The Finance Minister of Ghana, Ken Ofori-Atta, has opined that the only way to get a stable cedi and ensure a predictable standard of living for citizens is to address the skewed imbalance between imports and exports that exists in Ghana.
According to him, only after reducing the high level of imports the country engages in, becoming self-sufficient and then exporting more than we import, would our local economy become a sustainable one.
The Finance Minister made this call during a meeting with the Association of Ghana Industries (AGI).
Ghana is heavily reliant on importing goods, including produce that could be grown/reared in Ghana such as tomatoes, rice, fish and chicken.
In other areas, Ghana generally exports raw materials, which are invariably less valuable than the finished product the country then imports.
This heavy reliance on exporting raw goods and importing finished products has destabilised the local economy, with the high demand for dollars for importation tanking the value of the cedi, which consequently dramatically increases the cost of doing business for importers, who then pass on the increased cost to consumers.
According to the Finance Minister, the status quo is unsustainable.
Ofori-Atta said the government plans to work with the relevant authorities, “especially with you, concerning the issue of eliminating imports of products that we can produce right here in Ghana”.
“Self-sufficiency and export of items such as rice, poultry, vegetable oil to fix pasture, fruit-juice, bottled water and ceramics is at this moment an urgent priority, and government is prepared to support our local industry players with this effort.

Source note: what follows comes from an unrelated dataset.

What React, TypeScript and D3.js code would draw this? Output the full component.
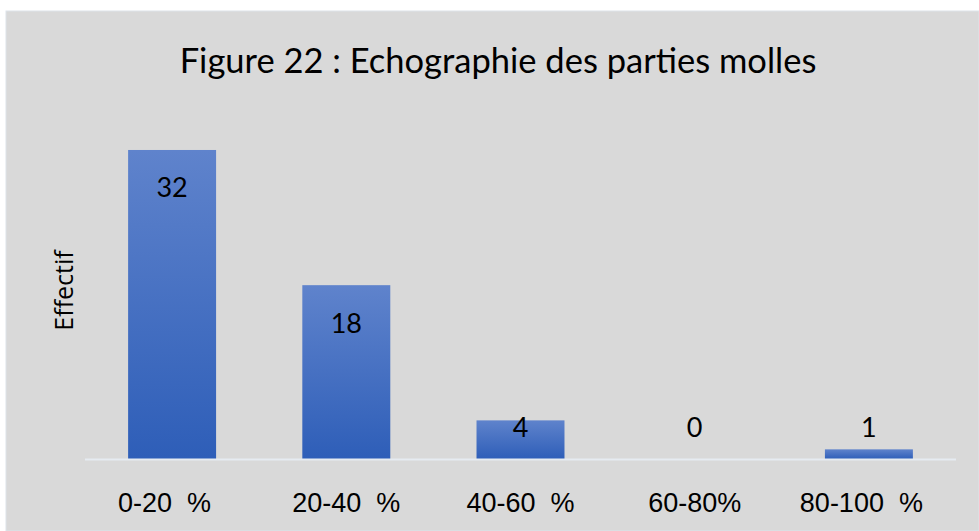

“Only when we achieve this feat can we guarantee a stable currency and secure a high level of predictability for citizens and the business community,” he stated.
Between 2017 and 2020, the country is reported to have spent as much as GH¢6.9billion on the importation of rice. Within the same period, the country has also imported some GH¢4billion of fish and another GH¢1.9billion of chicken and some GH¢487million of meat.
“I don’t know how we can continue to do this. You know, in effect, the poor cocoa farmer weeds and produces cocoa and we get some US$2billion from them – and then we use it to import these things and insist that we need benchmark value reduction. So, this is where we are. We must ask ourselves where our sovereignty lies,” the minister said.